Três meses depois de deixar a presidência da República e passar a faixa a Jair Bolsonaro, o emedebista Michel Temer dormiu, ontem, na prisão, no Rio, após o juiz Marcelo Bretas decretar a sua detenção no âmbito da Operação Descontaminação. Temer é acusado, juntamente com o ex-ministro de Minas e Energia Wellington Moreira Franco, também preso, de receber propinas de obras relacionadas à Usina Nuclear Angra 3 no Rio de Janeiro. Titular da Sétima Vara Federal Criminal, Marcelo Bretas referiu-se às operações Radioatividade, Prypryat e Irmandade como desdobramentos da Lava Jato e que investigam pagamentos ilícitos a políticos durante a construção da usina nuclear.
A tese do Ministério Público sustenta que Temer liderou uma organização criminosa que durante quarenta anos recebeu vantagens indevidas por meio de contratos envolvendo órgãos públicos e empresas estatais. Segundo os procuradores, foram prometidos, pagos ou desviados para a organização mais de R$ 1,8 bilhão. O rastro de boa parte do dinheiro, contudo, ainda não foi identificado pelos investigadores. A Justiça Federal também determinou as prisões preventivas de João Baptista de Lima Filho, conhecido como coronel Lima, amigo do ex-presidente, da esposa do coronel, Maria Rita Fratezzi e mais seis pessoas. Na investigação são apurados crimes de corrupção, peculato e lavagem de dinheiro, em razão de possíveis pagamentos ilícitos feitos por determinação do empresário José Antunes Sobrinho, da empresa de engenharia Engevix, para o grupo criminoso supostamente liderado por Temer, bem como de possíveis desvios de recursos da Eletronuclear para empresas indicadas pelo referido grupo.

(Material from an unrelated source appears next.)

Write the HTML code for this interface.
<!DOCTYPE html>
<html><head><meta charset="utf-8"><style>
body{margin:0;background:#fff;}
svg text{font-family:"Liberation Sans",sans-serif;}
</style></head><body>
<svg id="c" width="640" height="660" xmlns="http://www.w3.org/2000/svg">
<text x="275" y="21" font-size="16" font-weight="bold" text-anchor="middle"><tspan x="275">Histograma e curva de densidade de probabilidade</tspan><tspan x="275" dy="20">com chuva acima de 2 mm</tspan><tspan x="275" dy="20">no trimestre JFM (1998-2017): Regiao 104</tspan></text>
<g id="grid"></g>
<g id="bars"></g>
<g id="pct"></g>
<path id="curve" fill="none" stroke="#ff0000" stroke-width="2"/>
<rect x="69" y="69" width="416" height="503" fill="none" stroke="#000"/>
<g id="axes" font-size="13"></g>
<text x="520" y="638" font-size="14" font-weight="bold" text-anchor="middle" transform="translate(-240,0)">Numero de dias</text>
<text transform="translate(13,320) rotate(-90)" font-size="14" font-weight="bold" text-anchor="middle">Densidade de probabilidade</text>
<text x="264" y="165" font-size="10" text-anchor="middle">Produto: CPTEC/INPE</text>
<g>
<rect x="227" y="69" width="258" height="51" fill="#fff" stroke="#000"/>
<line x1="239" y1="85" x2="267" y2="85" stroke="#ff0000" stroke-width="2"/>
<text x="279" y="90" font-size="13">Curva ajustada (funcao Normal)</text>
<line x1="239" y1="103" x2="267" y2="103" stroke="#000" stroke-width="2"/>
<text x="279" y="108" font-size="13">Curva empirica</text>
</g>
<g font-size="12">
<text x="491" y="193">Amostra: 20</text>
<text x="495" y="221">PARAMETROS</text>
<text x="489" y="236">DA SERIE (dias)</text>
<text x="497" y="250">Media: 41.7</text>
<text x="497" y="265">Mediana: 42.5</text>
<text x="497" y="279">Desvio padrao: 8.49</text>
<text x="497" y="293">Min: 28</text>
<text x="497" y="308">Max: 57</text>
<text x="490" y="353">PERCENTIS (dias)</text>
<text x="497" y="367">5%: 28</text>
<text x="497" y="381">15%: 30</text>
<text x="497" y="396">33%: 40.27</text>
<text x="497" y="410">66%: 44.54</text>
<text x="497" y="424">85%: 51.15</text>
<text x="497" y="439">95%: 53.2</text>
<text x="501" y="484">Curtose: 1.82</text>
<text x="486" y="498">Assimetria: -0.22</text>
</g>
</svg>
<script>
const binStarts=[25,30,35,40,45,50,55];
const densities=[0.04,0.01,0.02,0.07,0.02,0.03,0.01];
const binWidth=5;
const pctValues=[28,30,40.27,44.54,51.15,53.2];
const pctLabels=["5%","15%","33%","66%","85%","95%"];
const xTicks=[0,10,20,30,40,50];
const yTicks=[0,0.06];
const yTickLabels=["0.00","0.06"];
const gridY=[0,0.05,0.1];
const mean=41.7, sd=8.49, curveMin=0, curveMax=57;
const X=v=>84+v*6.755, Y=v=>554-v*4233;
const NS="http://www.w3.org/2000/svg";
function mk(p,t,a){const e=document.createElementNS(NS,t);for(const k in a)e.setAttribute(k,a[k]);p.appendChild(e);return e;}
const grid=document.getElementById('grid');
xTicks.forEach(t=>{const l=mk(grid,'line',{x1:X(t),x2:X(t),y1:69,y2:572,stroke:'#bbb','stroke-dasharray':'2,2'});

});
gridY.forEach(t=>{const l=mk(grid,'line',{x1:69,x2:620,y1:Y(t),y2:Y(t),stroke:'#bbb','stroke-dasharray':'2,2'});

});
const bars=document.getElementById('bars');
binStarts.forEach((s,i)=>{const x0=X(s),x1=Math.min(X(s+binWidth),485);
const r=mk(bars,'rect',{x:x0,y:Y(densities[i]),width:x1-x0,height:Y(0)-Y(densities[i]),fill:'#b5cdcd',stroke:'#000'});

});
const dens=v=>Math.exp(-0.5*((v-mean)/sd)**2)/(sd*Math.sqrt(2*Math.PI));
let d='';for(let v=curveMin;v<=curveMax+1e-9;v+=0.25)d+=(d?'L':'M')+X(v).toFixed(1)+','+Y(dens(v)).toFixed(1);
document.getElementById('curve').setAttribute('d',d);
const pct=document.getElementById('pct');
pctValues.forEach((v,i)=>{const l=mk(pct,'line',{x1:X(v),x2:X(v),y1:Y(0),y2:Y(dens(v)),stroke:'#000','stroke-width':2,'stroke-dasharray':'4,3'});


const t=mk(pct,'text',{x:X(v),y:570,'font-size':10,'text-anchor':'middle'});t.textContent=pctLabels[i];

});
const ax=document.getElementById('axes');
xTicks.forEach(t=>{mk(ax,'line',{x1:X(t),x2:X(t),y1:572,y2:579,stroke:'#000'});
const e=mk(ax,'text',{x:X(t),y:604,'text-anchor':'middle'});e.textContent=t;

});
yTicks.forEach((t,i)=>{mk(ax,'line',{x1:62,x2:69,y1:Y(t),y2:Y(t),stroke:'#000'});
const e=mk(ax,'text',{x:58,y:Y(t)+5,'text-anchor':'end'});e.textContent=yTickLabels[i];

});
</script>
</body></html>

Temer é o segundo ex-presidente da República preso na história recente do país o outro é Luiz Inácio Lula da Silva, do PT, que está recolhido à Superintendência da Polícia Federal em Curitiba. Temer foi vice de Dilma Rousseff nas duas eleições a que ela concorreu, em aliança com o PMDB-MDB. Na segunda gestão de Dilma, iniciada em 2015, Temer foi acusado pelo PT e por Dilma de conspirar para a sua derrubada, de tal sorte que as articulações resultaram no impeachment dela e na ascensão dele. Fui vítima de um golpe, cujo expoente maior, nos bastidores, foi Eduardo Cunha, desabafou Dilma, referindo-se ao ex-presidente da Câmara Federal que está preso no bojo da Operação Lava-Jato. As denúncias contra Temer eclodiram no final do mandato restante que ele empalmou. A defesa do ex-presidente ingressou com pedido de habeas-corpus no Tribunal Regional Federal da Segunda Região, ainda ontem. Temer ficará preso na superintendência da PF no Rio, com o mesmo tratamento dado a Lula, preso em Curitiba desde abril de 2018. Moreira Franco foi para Batalhão da PM onde estão dois outros ex-governadores do Rio, Sérgio Cabral e Luiz Fernando Pezão.
A operação deflagrada ontem teve como foco um contrato firmado entre a Eletronuclear e as empresas Argeplan, do coronel Lima, AF Consult e Engevix. A delação de José Antunes Sobrinho, executivo da Engevix, foi um ponto de partida para as investigações. O Ministério Público informou que as empresas contratadas não tinham qualificação para executar o projeto de engenharia da usina nuclear de Angra 3. Por isso, subcontratam a Engevix, em troca do pagamento de cerca de R$ 1 milhão em propina em benefício do ex-presidente. Moreira Franco, à época ministro da Secretaria de Aviação Civil, teria ajudado a viabilizar o pagamento da propina, pensando em formatos para cobrir as atividades ilícitas. A Alumi, que fez o repasse para a empresa do coronel Lima, estava envolvida em um projeto no aeroporto de Brasília. Os investigadores disseram ter encontrado um dos destinos da propina oriunda do contrato de Angra 3: uma reforma na casa de Maristela Temer, filha do ex-presidente. Segundo o Ministério Público, além de administrar as obras, o coronel Lima empregou na reforma vantagens indevidas recebidas pelo grupo criminoso, em um ato de lavagem de dinheiro.